Real form of Fourier's Theorem

An arbitrary periodic function $F(t)$ with period $T$ can be decomposed into a linear combination of the functions $f_n(t)$ and $g_n(t)$ where, $$f_n(t)=\sin \frac {2πnt}{T}$$ $$g_n(t)=\cos \frac {2πnt}{T}$$ Mathematically, $$F(t)=b_0 + b_1g_1(t) +b_2g_2(t) + …… + a_1f_1(t) +a_2f_2(t) + ……,$$ where $n$ is a non-negative integer and all of $a_i$,$b_i$ are real.

Problem

Is there a similar proof for the real form of Fourier's Theorem as for the complex form? I couldn't get one on the internet or in any book.
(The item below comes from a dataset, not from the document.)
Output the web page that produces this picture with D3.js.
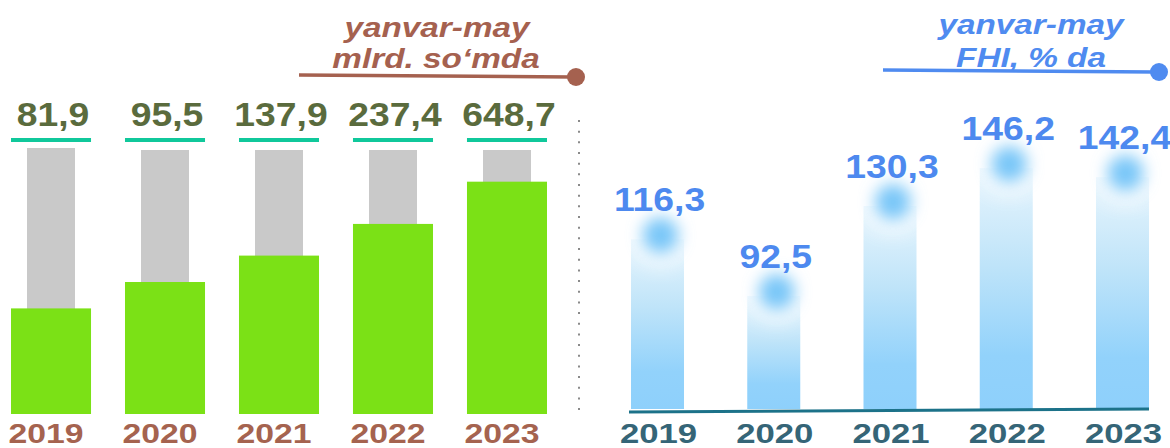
<!DOCTYPE html>
<html>
<head>
<meta charset="utf-8">
<script src="https://cdn.jsdelivr.net/npm/d3@7"></script>
<style>
  html, body { margin: 0; padding: 0; background: #ffffff; }
  svg { display: block; }
  text { font-family: "Liberation Sans", Arial, sans-serif; font-weight: bold; }
</style>
</head>
<body>
<svg id="chart" width="1170" height="448"></svg>
<script>
// ---------- data ----------
const years = ["2019", "2020", "2021", "2022", "2023"];
// left panel: yanvar-may, mlrd. so'mda
const leftValues = [81.9, 95.5, 137.9, 237.4, 648.7];
const leftLabels = ["81,9", "95,5", "137,9", "237,4", "648,7"];
// green fill level of each grey gauge, %
const leftFill = [40, 50, 60, 72, 88];
// right panel: yanvar-may, FHI, % da
const rightValues = [116.3, 92.5, 130.3, 146.2, 142.4];
const rightLabels = ["116,3", "92,5", "130,3", "146,2", "142,4"];
const leftTitle = ["yanvar-may", "mlrd. so‘mda"];
const rightTitle = ["yanvar-may", "FHI, % da"];

// ---------- setup ----------
const svg = d3.select("#chart");
const defs = svg.append("defs");

const blueGrad = defs.append("linearGradient")
  .attr("id", "blueBar").attr("x1", 0).attr("y1", 0).attr("x2", 0).attr("y2", 1);
blueGrad.append("stop").attr("offset", "0%").attr("stop-color", "#E8F5FD");
blueGrad.append("stop").attr("offset", "40%").attr("stop-color", "#BFE4F9");
blueGrad.append("stop").attr("offset", "78%").attr("stop-color", "#92D2FB");
blueGrad.append("stop").attr("offset", "100%").attr("stop-color", "#8ED0FB");

const blur = defs.append("filter").attr("id", "glow")
  .attr("x", "-100%").attr("y", "-100%").attr("width", "300%").attr("height", "300%");
blur.append("feGaussianBlur").attr("stdDeviation", 8);

const halo = defs.append("filter").attr("id", "halo")
  .attr("x", "-100%").attr("y", "-100%").attr("width", "300%").attr("height", "300%");
halo.append("feGaussianBlur").attr("stdDeviation", 10);

// helper: horizontally stretched text (keeps real text)
function stretchedText(g, x, y, str, size, color, sx, italic) {
  return g.append("text")
    .attr("transform", `translate(${x},${y}) scale(${sx},1)`)
    .attr("text-anchor", "middle")
    .attr("font-size", size)
    .attr("font-style", italic ? "italic" : "normal")
    .attr("fill", color)
    .text(str);
}

// ---------- left panel ----------
const xL = d3.scaleBand().domain(years).range([11, 547]).paddingInner(0.298).paddingOuter(0);
const gaugeTop = 150, gaugeBottom = 414;
const yL = d3.scaleLinear().domain([0, 100]).range([gaugeBottom, gaugeTop]);
const gL = svg.append("g");

const grayW = 48;
gL.selectAll("rect.gray").data(years).join("rect")
  .attr("class", "gray")
  .attr("x", d => xL(d) + xL.bandwidth() / 2 - grayW / 2)
  .attr("y", (d, i) => yL(100) - (i === 0 ? 2 : 0))
  .attr("width", grayW)
  .attr("height", (d, i) => yL(0) - yL(100) + (i === 0 ? 2 : 0))
  .attr("fill", "#C9C9C9");

gL.selectAll("rect.green").data(years).join("rect")
  .attr("class", "green")
  .attr("x", d => xL(d))
  .attr("y", (d, i) => yL(leftFill[i]))
  .attr("width", xL.bandwidth())
  .attr("height", (d, i) => yL(0) - yL(leftFill[i]))
  .attr("fill", "#7BE116");

gL.selectAll("rect.tick").data(years).join("rect")
  .attr("class", "tick")
  .attr("x", d => xL(d))
  .attr("y", 138)
  .attr("width", xL.bandwidth())
  .attr("height", 4)
  .attr("fill", "#10C89B");

years.forEach((d, i) => {
  stretchedText(gL, xL(d) + xL.bandwidth() / 2 + 2, 126, leftLabels[i], 33, "#5A6B3D", 1.13, false);
  stretchedText(gL, xL(d) + xL.bandwidth() / 2 - 5, 443, d, 27, "#A5634F", 1.25, false);
});

// left title
stretchedText(gL, 437, 37, leftTitle[0], 28, "#A5614F", 1.19, true);
stretchedText(gL, 436, 68, leftTitle[1], 28, "#A5614F", 1.19, true);
gL.append("path").attr("d", "M299,75 L572,77").attr("stroke", "#A5614F").attr("stroke-width", 3.5).attr("fill", "none");
gL.append("circle").attr("cx", 576).attr("cy", 77).attr("r", 9).attr("fill", "#A5614F");

// separator
svg.append("line").attr("x1", 579).attr("x2", 579).attr("y1", 120).attr("y2", 416)
  .attr("stroke", "#8A8A8A").attr("stroke-width", 2).attr("stroke-dasharray", "2,8.67");

// ---------- right panel ----------
const xR = d3.scaleBand().domain(years).range([631, 1149]).paddingInner(0.544).paddingOuter(0);
const barBottom = 409;
const yR = d3.scaleLinear().domain([45, 150]).range([barBottom, barBottom - 2.38 * 105]);
const gR = svg.append("g");

gR.selectAll("rect.blue").data(years).join("rect")
  .attr("class", "blue")
  .attr("x", d => xR(d))
  .attr("y", (d, i) => yR(rightValues[i]))
  .attr("width", xR.bandwidth())
  .attr("height", (d, i) => barBottom - yR(rightValues[i]))
  .attr("fill", "url(#blueBar)");

// soft halo + glow at bar tops
gR.selectAll("circle.halo").data(years).join("circle")
  .attr("class", "halo")
  .attr("cx", d => xR(d) + xR.bandwidth() / 2 + 3)
  .attr("cy", (d, i) => yR(rightValues[i]) - 4)
  .attr("r", 30)
  .attr("fill", "#FFFFFF")
  .attr("opacity", 0.85)
  .attr("filter", "url(#halo)");
gR.selectAll("circle.glow").data(years).join("circle")
  .attr("class", "glow")
  .attr("cx", d => xR(d) + xR.bandwidth() / 2 + 3)
  .attr("cy", (d, i) => yR(rightValues[i]) - 4)
  .attr("r", 18)
  .attr("fill", "#78C6F8")
  .attr("filter", "url(#glow)");

years.forEach((d, i) => {
  stretchedText(gR, xR(d) + xR.bandwidth() / 2 + 2, yR(rightValues[i]) - 28, rightLabels[i], 33, "#4D89EF", 1.13, false);
  stretchedText(gR, xR(d) + xR.bandwidth() / 2 + 1, 443, d, 28, "#356577", 1.24, false);
});

// baseline
gR.append("path").attr("d", "M629,412 L1149,409").attr("stroke", "#1C7289").attr("stroke-width", 3).attr("fill", "none");

// right title
stretchedText(gR, 1031, 34, rightTitle[0], 28, "#4F8BF0", 1.19, true);
stretchedText(gR, 1031, 67, rightTitle[1], 28, "#4F8BF0", 1.19, true);
gR.append("path").attr("d", "M883,70 L1154,72").attr("stroke", "#4F8BF0").attr("stroke-width", 3.5).attr("fill", "none");
gR.append("circle").attr("cx", 1159).attr("cy", 72).attr("r", 9).attr("fill", "#4F8BF0");
</script>
</body>
</html>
Does this mean that it can be derived from the complex form? If yes then how? Any help would be appreciated.

Answer 1

The functions $$ 1,\sin(2\pi x/T),\cos(2\pi x/T),\sin(4\pi x/T),\cos(4\pi x/T),\cdots $$ are mutually orthogonal. That is, if you choose any two different functions $f,g$ from the above, then $$ \int_{-T}^{T} f(x)g(x)dx = 0. $$ And, $$ \int_{-T}^{T}1^2dx=2T\\ \int_{-T}^{T}\sin^2(2\pi x/T)dx=T\\ \int_{-T}^{T}\cos^2(2\pi x/T)dx=T. $$ That's enough to carry about the same argument that you used before. It should be noted that your argument assumes convergence of the series, and does not prove it.